Reproduce all of the data below without alteration; exclude every picture.
▽
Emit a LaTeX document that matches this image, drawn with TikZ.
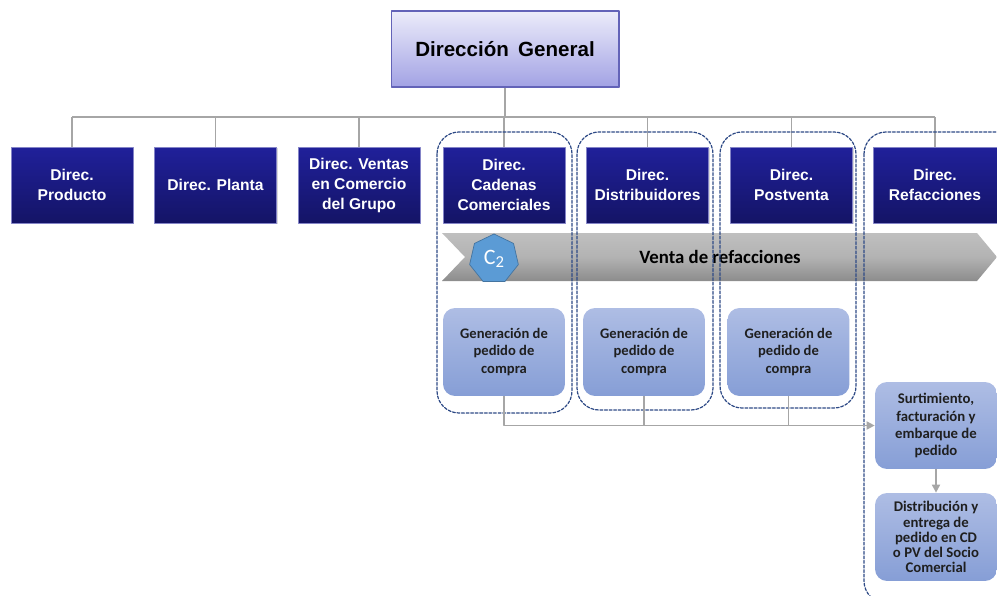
\documentclass[tikz,border=0pt]{standalone}
\usepackage{fontspec}
\setmainfont{Liberation Sans}
\newfontfamily\calib{Carlito}
\usetikzlibrary{shapes.geometric,arrows.meta,shadows}
\definecolor{NavyTop}{HTML}{20209A}
\definecolor{NavyBot}{HTML}{141466}
\definecolor{LavTop}{HTML}{ECECFA}
\definecolor{LavBot}{HTML}{A2A2E4}
\definecolor{PaleTop}{HTML}{AEBDE4}
\definecolor{PaleBot}{HTML}{869ED6}
\definecolor{GroupLine}{HTML}{2E4A86}
\definecolor{LinkGray}{HTML}{A6A6A6}
\definecolor{HeptaBlue}{HTML}{5B9BD5}

\begin{document}
\begin{tikzpicture}[x=0.02cm,y=-0.02cm,line cap=round,line join=round,
  dirbox/.style={draw=NavyTop!55!white,line width=.4pt,top color=NavyTop,bottom color=NavyBot,
    text=white,align=center,font=\bfseries\fontsize{8.9}{11.4}\selectfont,
    minimum width=2.44cm,minimum height=1.52cm,inner sep=1pt,
    drop shadow={opacity=.3,shadow xshift=.7pt,shadow yshift=-.7pt}},
  genbox/.style={rounded corners=.24cm,top color=PaleTop,bottom color=PaleBot,draw=none,
    text=black!88,align=center,font=\calib\bfseries\fontsize{8.3}{10.2}\selectfont,
    minimum width=2.44cm,minimum height=1.76cm,inner sep=1pt},
  grp/.style={draw=GroupLine,line width=.7pt,dash pattern=on 1.6pt off 1pt,rounded corners=.44cm},
  orgline/.style={draw=LinkGray,line width=1pt,line cap=butt},
  flow/.style={orgline,-{Triangle[length=4.6pt,width=4.6pt]}}]
  \useasboundingbox (0,0) rectangle (997,595);

  \node[draw=NavyTop!70!white,line width=.6pt,top color=LavTop,bottom color=LavBot,
    minimum width=4.56cm,minimum height=1.52cm,font=\bfseries\fontsize{11.7}{13}\selectfont,
    drop shadow={opacity=.3,shadow xshift=.7pt,shadow yshift=-.7pt}]
    (dg) at (505,49) {Dirección\hspace{.45em}General};

  \node[dirbox] (dprod) at (72,185) {Direc.\\Producto};
  \node[dirbox] (dplan) at (215.5,185) {Direc. Planta};
  \node[dirbox] (dvent) at (359,185) {Direc. Ventas\\en Comercio\\del Grupo};
  \node[dirbox] (dcad) at (504,185) {Direc.\\Cadenas\\Comerciales};
  \node[dirbox] (ddis) at (647.5,185) {Direc.\\Distribuidores};
  \node[dirbox] (dpost) at (791.5,185) {Direc.\\Postventa};
  \node[dirbox,minimum width=2.48cm] (dref) at (935,185) {Direc.\\Refacciones};

  \coordinate (bus) at (505,117);
  \draw[orgline] (dg) -- (bus);
  \draw[orgline] (dprod.north |- bus) -- (dref.north |- bus);
  \foreach \n in {dprod,dplan,dvent,dcad,ddis,dpost,dref}
    \draw[orgline] (\n.north) -- (\n.north |- bus);

  \shade[top color=black!25,bottom color=black!45,middle color=black!30]
    (442,233) -- (977,233) -- (997,257) -- (977,281) -- (442,281) -- (465,257) -- cycle;
  \node[regular polygon,regular polygon sides=7,minimum size=1cm,inner sep=0pt,
    fill=HeptaBlue,draw=HeptaBlue!75!black,line width=.4pt,text=white,
    font=\calib\fontsize{12.5}{12.5}\selectfont] (c2) at (494,259)
    {C\raisebox{-1.8pt}{\fontsize{9.5}{9.5}\selectfont 2}};
  \node[font=\calib\bfseries\fontsize{10.7}{12}\selectfont] (venta) at (720,257) {Venta de refacciones};

  \node[genbox] (gen1) at (504,352) {Generación de\\pedido de\\compra};
  \node[genbox] (gen2) at (644,352) {Generación de\\pedido de\\compra};
  \node[genbox] (gen3) at (788.5,352) {Generación de\\pedido de\\compra};
  \node[genbox,minimum height=1.74cm,font=\calib\bfseries\fontsize{8.4}{9.7}\selectfont]
    (surt) at (936,425.5) {Surtimiento,\\facturación y\\embarque de\\pedido};
  \node[genbox,font=\calib\bfseries\fontsize{8.4}{8.6}\selectfont]
    (entr) at (936,537) {Distribución y\\entrega de\\pedido en CD\\o PV del Socio\\Comercial};

  \draw[grp] (437,132) rectangle (572,413);
  \draw[grp] (577,132) rectangle (713,410);
  \draw[grp] (720,132) rectangle (856,408);
  \begin{scope}
    \clip (0,0) rectangle (997,595);
    \draw[grp] (864,132) rectangle (1030,603);
  \end{scope}

  \draw[flow] (gen1.south) |- (surt.west);
  \draw[orgline] (gen2.south) -- (gen2.south |- surt.west);
  \draw[orgline] (gen3.south) -- (gen3.south |- surt.west);
  \draw[flow] (surt) -- (entr);
\end{tikzpicture}
\end{document}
△
**ANSWER IN FULL**
Emit a LaTeX document that matches this image, drawn with TikZ.
\documentclass[tikz,border=0pt]{standalone}
\usepackage{fontspec}
\setmainfont{Liberation Sans}
\newfontfamily\calib{Carlito}
\usetikzlibrary{shapes.geometric,arrows.meta,shadows}
\definecolor{NavyTop}{HTML}{20209A}
\definecolor{NavyBot}{HTML}{141466}
\definecolor{LavTop}{HTML}{ECECFA}
\definecolor{LavBot}{HTML}{A2A2E4}
\definecolor{PaleTop}{HTML}{AEBDE4}
\definecolor{PaleBot}{HTML}{869ED6}
\definecolor{GroupLine}{HTML}{2E4A86}
\definecolor{LinkGray}{HTML}{A6A6A6}
\definecolor{HeptaBlue}{HTML}{5B9BD5}

\begin{document}
\begin{tikzpicture}[x=0.02cm,y=-0.02cm,line cap=round,line join=round,
  dirbox/.style={draw=NavyTop!55!white,line width=.4pt,top color=NavyTop,bottom color=NavyBot,
    text=white,align=center,font=\bfseries\fontsize{8.9}{11.4}\selectfont,
    minimum width=2.44cm,minimum height=1.52cm,inner sep=1pt,
    drop shadow={opacity=.3,shadow xshift=.7pt,shadow yshift=-.7pt}},
  genbox/.style={rounded corners=.24cm,top color=PaleTop,bottom color=PaleBot,draw=none,
    text=black!88,align=center,font=\calib\bfseries\fontsize{8.3}{10.2}\selectfont,
    minimum width=2.44cm,minimum height=1.76cm,inner sep=1pt},
  grp/.style={draw=GroupLine,line width=.7pt,dash pattern=on 1.6pt off 1pt,rounded corners=.44cm},
  orgline/.style={draw=LinkGray,line width=1pt,line cap=butt},
  flow/.style={orgline,-{Triangle[length=4.6pt,width=4.6pt]}}]
  \useasboundingbox (0,0) rectangle (997,595);

  \node[draw=NavyTop!70!white,line width=.6pt,top color=LavTop,bottom color=LavBot,
    minimum width=4.56cm,minimum height=1.52cm,font=\bfseries\fontsize{11.7}{13}\selectfont,
    drop shadow={opacity=.3,shadow xshift=.7pt,shadow yshift=-.7pt}]
    (dg) at (505,49) {Dirección\hspace{.45em}General};

  \node[dirbox] (dprod) at (72,185) {Direc.\\Producto};
  \node[dirbox] (dplan) at (215.5,185) {Direc. Planta};
  \node[dirbox] (dvent) at (359,185) {Direc. Ventas\\en Comercio\\del Grupo};
  \node[dirbox] (dcad) at (504,185) {Direc.\\Cadenas\\Comerciales};
  \node[dirbox] (ddis) at (647.5,185) {Direc.\\Distribuidores};
  \node[dirbox] (dpost) at (791.5,185) {Direc.\\Postventa};
  \node[dirbox,minimum width=2.48cm] (dref) at (935,185) {Direc.\\Refacciones};

  \coordinate (bus) at (505,117);
  \draw[orgline] (dg) -- (bus);
  \draw[orgline] (dprod.north |- bus) -- (dref.north |- bus);
  \foreach \n in {dprod,dplan,dvent,dcad,ddis,dpost,dref}
    \draw[orgline] (\n.north) -- (\n.north |- bus);

  \shade[top color=black!25,bottom color=black!45,middle color=black!30]
    (442,233) -- (977,233) -- (997,257) -- (977,281) -- (442,281) -- (465,257) -- cycle;
  \node[regular polygon,regular polygon sides=7,minimum size=1cm,inner sep=0pt,
    fill=HeptaBlue,draw=HeptaBlue!75!black,line width=.4pt,text=white,
    font=\calib\fontsize{12.5}{12.5}\selectfont] (c2) at (494,259)
    {C\raisebox{-1.8pt}{\fontsize{9.5}{9.5}\selectfont 2}};
  \node[font=\calib\bfseries\fontsize{10.7}{12}\selectfont] (venta) at (720,257) {Venta de refacciones};

  \node[genbox] (gen1) at (504,352) {Generación de\\pedido de\\compra};
  \node[genbox] (gen2) at (644,352) {Generación de\\pedido de\\compra};
  \node[genbox] (gen3) at (788.5,352) {Generación de\\pedido de\\compra};
  \node[genbox,minimum height=1.74cm,font=\calib\bfseries\fontsize{8.4}{9.7}\selectfont]
    (surt) at (936,425.5) {Surtimiento,\\facturación y\\embarque de\\pedido};
  \node[genbox,font=\calib\bfseries\fontsize{8.4}{8.6}\selectfont]
    (entr) at (936,537) {Distribución y\\entrega de\\pedido en CD\\o PV del Socio\\Comercial};

  \draw[grp] (437,132) rectangle (572,413);
  \draw[grp] (577,132) rectangle (713,410);
  \draw[grp] (720,132) rectangle (856,408);
  \begin{scope}
    \clip (0,0) rectangle (997,595);
    \draw[grp] (864,132) rectangle (1030,603);
  \end{scope}

  \draw[flow] (gen1.south) |- (surt.west);
  \draw[orgline] (gen2.south) -- (gen2.south |- surt.west);
  \draw[orgline] (gen3.south) -- (gen3.south |- surt.west);
  \draw[flow] (surt) -- (entr);
\end{tikzpicture}
\end{document}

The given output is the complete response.